Giorgio Del Vecchio, filosofo dimenticato. La sua biografia è esemplare per superare gli opposti estremismi ideologici

21 Apr 2024 16:02 - di Riccardo Arbusti

Quando si parla dell’egemonia culturale del secondo dopoguerra italiano non si ricorda mai che, nel maggio 1962, si svolse a Roma l’Incontro romano della cultura, una manifestazione internazionale del Centro di vita italiana, di cui erano presidente Ernesto De Marzio e segretario Giano Accame, e alla quale intervennero grandi intellettuali da tutto il mondo che non si riconoscevano nella logica della guerra fredda. In quegli anni infatti il mondo della cultura era portato a intrupparsi o dalla parte dell’Occidente capitalista a egemonia anglofona o da quella dell’universo marxista a egemonia sovietica.

Dalla parte, invece, di una cultura libera e d’ispirazione europea si posero gli intellettuali convocati a Roma, tra i quali l’accademico di Francia Michel Déon, il greco Odysseus Elytis, poi premio Nobel per la letteratura, il filosofo personalista francese Gabriel Marcel, il drammaturgo italiano Diego Fabbri e lo scrittore statunitense John Dos Passos. Tra i promotori c’erano anche il tedesco Ernst Jünger, il francese Paul Sèrant e, non ultimo, il filosofo italiano Giorgio Del Vecchio. Ed è proprio di quest’ultimo che intendiamo parlare per individuare un primo filo spezzato d’una ispirazione e d’una vocazione politico-culturale finita oscurata nella narrazione degli ultimi decenni.

Nato a Bologna nel 1878, Del Vecchio era, già nel 1920, ordinario di filosofia del diritto all’ateneo romano. Nel ’21, anche in qualità di mazziniano e di ex volontario nella Grande Guerra, aderisce al movimento fascista. “Allora una libera associazione – così ne scriverà – che, senza costituire un partito, e accogliendo anzi uomini di diversi partiti ma generalmente democratici (i non democratici avevano allora a disposizione il partito nazionalista) dichiarava di difendere la libertà e la patria, gli stessi ideali per i quali era stata combattuta e vinta la guerra”.

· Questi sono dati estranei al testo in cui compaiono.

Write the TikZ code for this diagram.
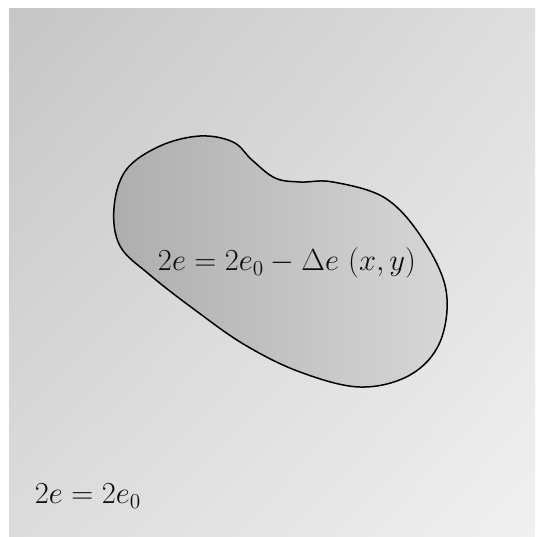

Aggiungerà in un suo scritto: “Non bisogna dimenticare che il fascismo si era dichiarato allora repubblicano e contrario all’imperialismo”. Del Vecchio, inoltre, anche se si convertirà convintamente al cattolicesimo era d’origine ebraica, come molti dei fascisti della prima ora, “i quali – rievocherà lui stesso – rispondendo all’appello loro rivolto nel nome della libertà e della patria avevano inteso con ciò suggellare la loro italianità”.

Ebbene, il nostro diverrà rettore della Università La Sapienza di Roma dal 1925 al ’27, pur contrastando dall’interno alcuni aspetti della riforma Gentile e certi accenti totalitari e giacobini della filosofia attualista. Opzione filosofica che Del Vecchio connetterà a quella “degenerazione” del fascismo che a suo dire si svilupperà attraverso varie fasi: la trasformazione in partito, la fusione con l’ideologia dei nazionalisti (“vera contaminatio politica”) e “la tendenza verso l’autocrazia e il cesarismo, favoriti dall’immensa moltitudine di coloro che si inserirono nel movimento quando l’ora del pericolo era passata per avvantaggiarsi dell’appartenenza a un partito al potere”.

Nel suo pensiero l’attenzione alla “questione nazionale” era ben distinta dall’ideologia nazionalista, di evidente matrice giacobina. E infine, ultima degenerazione, le leggi razziali che “furono – scriverà – il passo verso l’abisso”. Il paradosso è che Del Vecchio verrà due volte perseguitato ed epurato, prima dal regime fascista e poi dal governo antifascista. Sarà infatti allontanato dalla sua cattedra prima nel ’38 per le leggi razziali (a causa delle sue origini etnico-religiose) e, pur dopo una veloce riammissione, anche nel ’45 perché indubbiamente fascista “antemarcia”. Eppure, stando a quanto lui racconta – lo scriverà in un pamphlet dedicato alla sua esperienza – lui aveva “sempre insegnato il culto della libertà, i principi immutabili dei diritti della persona umana e l’obbligo inderogabile dello Stato di rispettarli e difenderli”.

Morirà anziano, nel 1970, testimoniando sino alla fine un’attività scientifica che lo pone nel Novecento tra i massimi pensatori italiani del diritto. Ma perché ce ne siamo dimenticati? Quando invece la sua biografia e il suo itinerario dimostrano non solo la reale complessità della vicenda politico-culturale italiana ma potrebbero ancora fornire una traccia per una interpretazione profonda della nostra vicenda nazionale.